## start INFORMATION PROVIDED
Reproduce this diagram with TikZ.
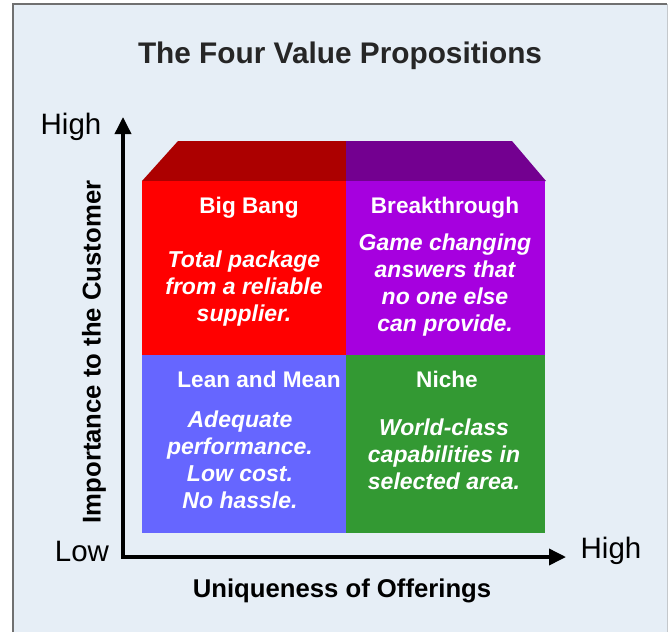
\documentclass[tikz,border=0pt]{standalone}
\usepackage{fontspec}
\setmainfont{Liberation Sans}
\usetikzlibrary{arrows.meta,calc}
\definecolor{bgpanel}{HTML}{E6EEF6}
\definecolor{framegray}{HTML}{707070}
\definecolor{framelight}{HTML}{C4C8CC}
\definecolor{bbred}{HTML}{FF0000}
\definecolor{bbredtop}{HTML}{AC0000}
\definecolor{btpurple}{HTML}{A600DF}
\definecolor{btpurpletop}{HTML}{730090}
\definecolor{lmblue}{HTML}{6666FF}
\definecolor{nigreen}{HTML}{339933}
\tikzset{
  quad/.style={draw=none,minimum width=#1,minimum height=175pt,inner sep=0pt,outer sep=0pt},
  heading/.style={text=white,font=\fontsize{22.6}{27}\selectfont\bfseries,inner sep=0pt},
  body/.style={text=white,font=\fontsize{23}{27}\selectfont\bfseries\itshape,align=center,inner sep=0pt},
  axislabel/.style={text=black,font=\fontsize{25.7}{28}\selectfont\bfseries,inner sep=0pt},
  endlabel/.style={text=black,font=\fontsize{29.5}{32}\selectfont,inner sep=0pt},
  axisline/.style={line width=3.6pt,-{Triangle[length=17pt,width=16pt]}},
}
\begin{document}
\begin{tikzpicture}[x=1pt,y=-1pt]
\useasboundingbox (0,0) rectangle (668,632);
\fill[white] (0,0) rectangle (668,632);
% panel
\fill[bgpanel] (13,4) rectangle (667,632);
\draw[framegray,line width=1.2pt] (13,632) -- (13,4) -- (667,4);
\draw[framelight,line width=1pt] (667,4) -- (667,632);
% title
\node[font=\fontsize{29.8}{32}\selectfont\bfseries,text=black!85,inner sep=0pt] (title) at (340,56) {The Four Value Propositions};
% top faces
\fill[bbredtop] (178,141) -- (346,141) -- (346,181) -- (142,181) -- cycle;
\fill[btpurpletop] (346,141) -- (512,141) -- (546,181) -- (346,181) -- cycle;
% quadrants
\node[quad=204pt,fill=bbred,anchor=north west] (bigbang) at (142,181) {};
\node[quad=199pt,fill=btpurple,anchor=north west] (breakthrough) at (346,181) {};
\node[quad=204pt,fill=lmblue,anchor=north west,minimum height=178pt] (leanmean) at (142,355) {};
\node[quad=199pt,fill=nigreen,anchor=north west,minimum height=178pt] (niche) at (346,355) {};
% texts
\node[heading] (bbh) at (249,208) {Big Bang};
\node[body] (bbb) at (244,289) {Total package\\from a reliable\\supplier.};
\node[heading] (bth) at (445,208) {Breakthrough};
\node[body] (btb) at (445,285.5) {Game changing\\answers that\\no one else\\can provide.};
\node[heading] (lmh) at (259,379) {Lean and Mean};
\node[body] (lmb) at (240,459.5) {Adequate\\performance.\\Low cost.\\No hassle.};
\node[heading] (nih) at (447,379) {Niche};
\node[body] (nib) at (444,454) {World-class\\capabilities in\\selected area.};
% axes
\coordinate (origin) at (123,557);
\coordinate (ytip) at (123,117);
\coordinate (xtip) at (566,557);
\draw[axisline] ($(origin)+(0,1.8)$) -- (ytip);
\draw[axisline] ($(origin)+(-1.8,0)$) -- (xtip);
\node[endlabel] (yhigh) at (71,127) {High};
\node[endlabel] (xlow) at (82,551) {Low};
\node[endlabel] (xhigh) at (611,551) {High};
\node[axislabel] (xlabel) at (342,591) {Uniqueness of Offerings};
\node[axislabel,rotate=90] (ylabel) at (94,352) {Importance to the Customer};
\end{tikzpicture}
\end{document}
## end INFORMATION PROVIDED
▶ TASK TO CARRY OUT
Return the full material word for word. Do not include the pictures.

▶ FINISHED EXERCISE
Reproduce this diagram with TikZ.
\documentclass[tikz,border=0pt]{standalone}
\usepackage{fontspec}
\setmainfont{Liberation Sans}
\usetikzlibrary{arrows.meta,calc}
\definecolor{bgpanel}{HTML}{E6EEF6}
\definecolor{framegray}{HTML}{707070}
\definecolor{framelight}{HTML}{C4C8CC}
\definecolor{bbred}{HTML}{FF0000}
\definecolor{bbredtop}{HTML}{AC0000}
\definecolor{btpurple}{HTML}{A600DF}
\definecolor{btpurpletop}{HTML}{730090}
\definecolor{lmblue}{HTML}{6666FF}
\definecolor{nigreen}{HTML}{339933}
\tikzset{
  quad/.style={draw=none,minimum width=#1,minimum height=175pt,inner sep=0pt,outer sep=0pt},
  heading/.style={text=white,font=\fontsize{22.6}{27}\selectfont\bfseries,inner sep=0pt},
  body/.style={text=white,font=\fontsize{23}{27}\selectfont\bfseries\itshape,align=center,inner sep=0pt},
  axislabel/.style={text=black,font=\fontsize{25.7}{28}\selectfont\bfseries,inner sep=0pt},
  endlabel/.style={text=black,font=\fontsize{29.5}{32}\selectfont,inner sep=0pt},
  axisline/.style={line width=3.6pt,-{Triangle[length=17pt,width=16pt]}},
}
\begin{document}
\begin{tikzpicture}[x=1pt,y=-1pt]
\useasboundingbox (0,0) rectangle (668,632);
\fill[white] (0,0) rectangle (668,632);
% panel
\fill[bgpanel] (13,4) rectangle (667,632);
\draw[framegray,line width=1.2pt] (13,632) -- (13,4) -- (667,4);
\draw[framelight,line width=1pt] (667,4) -- (667,632);
% title
\node[font=\fontsize{29.8}{32}\selectfont\bfseries,text=black!85,inner sep=0pt] (title) at (340,56) {The Four Value Propositions};
% top faces
\fill[bbredtop] (178,141) -- (346,141) -- (346,181) -- (142,181) -- cycle;
\fill[btpurpletop] (346,141) -- (512,141) -- (546,181) -- (346,181) -- cycle;
% quadrants
\node[quad=204pt,fill=bbred,anchor=north west] (bigbang) at (142,181) {};
\node[quad=199pt,fill=btpurple,anchor=north west] (breakthrough) at (346,181) {};
\node[quad=204pt,fill=lmblue,anchor=north west,minimum height=178pt] (leanmean) at (142,355) {};
\node[quad=199pt,fill=nigreen,anchor=north west,minimum height=178pt] (niche) at (346,355) {};
% texts
\node[heading] (bbh) at (249,208) {Big Bang};
\node[body] (bbb) at (244,289) {Total package\\from a reliable\\supplier.};
\node[heading] (bth) at (445,208) {Breakthrough};
\node[body] (btb) at (445,285.5) {Game changing\\answers that\\no one else\\can provide.};
\node[heading] (lmh) at (259,379) {Lean and Mean};
\node[body] (lmb) at (240,459.5) {Adequate\\performance.\\Low cost.\\No hassle.};
\node[heading] (nih) at (447,379) {Niche};
\node[body] (nib) at (444,454) {World-class\\capabilities in\\selected area.};
% axes
\coordinate (origin) at (123,557);
\coordinate (ytip) at (123,117);
\coordinate (xtip) at (566,557);
\draw[axisline] ($(origin)+(0,1.8)$) -- (ytip);
\draw[axisline] ($(origin)+(-1.8,0)$) -- (xtip);
\node[endlabel] (yhigh) at (71,127) {High};
\node[endlabel] (xlow) at (82,551) {Low};
\node[endlabel] (xhigh) at (611,551) {High};
\node[axislabel] (xlabel) at (342,591) {Uniqueness of Offerings};
\node[axislabel,rotate=90] (ylabel) at (94,352) {Importance to the Customer};
\end{tikzpicture}
\end{document}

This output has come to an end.